→ **Task to complete**: Beginning with the first line of the data below, reproduce every line unchanged, ending with the line that holds "import pandas as pd".

→ **Information supplied**:
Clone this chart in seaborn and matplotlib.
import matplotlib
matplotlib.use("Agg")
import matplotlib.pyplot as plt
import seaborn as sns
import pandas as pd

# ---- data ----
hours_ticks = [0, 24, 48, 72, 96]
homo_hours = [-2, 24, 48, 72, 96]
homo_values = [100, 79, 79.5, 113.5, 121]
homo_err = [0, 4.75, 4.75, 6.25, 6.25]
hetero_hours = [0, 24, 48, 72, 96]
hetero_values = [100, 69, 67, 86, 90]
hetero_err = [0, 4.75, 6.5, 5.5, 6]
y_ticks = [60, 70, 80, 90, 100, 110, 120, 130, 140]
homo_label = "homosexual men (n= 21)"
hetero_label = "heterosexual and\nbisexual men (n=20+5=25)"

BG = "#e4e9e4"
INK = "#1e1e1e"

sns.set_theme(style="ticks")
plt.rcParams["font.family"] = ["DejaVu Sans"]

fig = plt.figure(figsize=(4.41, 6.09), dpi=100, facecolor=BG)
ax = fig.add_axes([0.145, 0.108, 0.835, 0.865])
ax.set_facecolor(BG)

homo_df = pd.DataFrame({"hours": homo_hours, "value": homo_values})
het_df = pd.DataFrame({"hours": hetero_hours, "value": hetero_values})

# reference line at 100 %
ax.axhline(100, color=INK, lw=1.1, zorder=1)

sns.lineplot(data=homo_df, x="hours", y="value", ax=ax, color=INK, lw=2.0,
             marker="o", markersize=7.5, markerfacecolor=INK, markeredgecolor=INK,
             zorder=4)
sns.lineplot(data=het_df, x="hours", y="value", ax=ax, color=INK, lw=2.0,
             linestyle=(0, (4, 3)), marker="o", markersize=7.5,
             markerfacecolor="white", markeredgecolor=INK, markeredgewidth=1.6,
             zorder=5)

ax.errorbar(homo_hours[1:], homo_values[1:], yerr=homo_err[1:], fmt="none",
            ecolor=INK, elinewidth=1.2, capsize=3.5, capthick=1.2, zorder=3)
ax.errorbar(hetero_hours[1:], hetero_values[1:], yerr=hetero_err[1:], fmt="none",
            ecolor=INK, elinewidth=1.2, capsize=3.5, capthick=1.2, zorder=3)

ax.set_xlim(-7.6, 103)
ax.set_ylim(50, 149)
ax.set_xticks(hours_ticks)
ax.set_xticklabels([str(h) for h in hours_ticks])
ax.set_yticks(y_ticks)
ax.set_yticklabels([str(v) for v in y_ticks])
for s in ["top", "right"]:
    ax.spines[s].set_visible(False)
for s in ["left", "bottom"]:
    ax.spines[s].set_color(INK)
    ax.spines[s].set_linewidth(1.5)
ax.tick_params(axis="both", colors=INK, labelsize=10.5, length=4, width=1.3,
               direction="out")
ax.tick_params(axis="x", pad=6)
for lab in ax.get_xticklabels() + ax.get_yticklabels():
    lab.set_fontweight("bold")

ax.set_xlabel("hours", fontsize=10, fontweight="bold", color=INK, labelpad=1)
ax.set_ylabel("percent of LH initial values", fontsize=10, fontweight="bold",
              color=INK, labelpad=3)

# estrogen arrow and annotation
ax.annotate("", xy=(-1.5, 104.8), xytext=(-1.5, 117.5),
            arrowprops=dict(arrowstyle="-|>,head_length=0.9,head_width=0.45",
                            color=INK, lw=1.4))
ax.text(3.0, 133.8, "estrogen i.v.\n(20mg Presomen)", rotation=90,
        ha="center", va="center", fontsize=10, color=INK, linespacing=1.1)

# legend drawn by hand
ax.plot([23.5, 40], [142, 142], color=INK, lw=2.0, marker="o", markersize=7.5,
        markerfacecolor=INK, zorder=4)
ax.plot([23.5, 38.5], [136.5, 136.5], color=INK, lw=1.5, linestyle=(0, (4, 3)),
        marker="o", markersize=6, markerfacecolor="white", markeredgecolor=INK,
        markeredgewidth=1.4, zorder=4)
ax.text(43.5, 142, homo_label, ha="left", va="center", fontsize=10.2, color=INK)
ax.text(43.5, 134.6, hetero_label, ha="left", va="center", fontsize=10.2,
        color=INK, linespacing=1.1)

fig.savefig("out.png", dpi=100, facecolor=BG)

→ **Response**:
Clone this chart in seaborn and matplotlib.
import matplotlib
matplotlib.use("Agg")
import matplotlib.pyplot as plt
import seaborn as sns
import pandas as pd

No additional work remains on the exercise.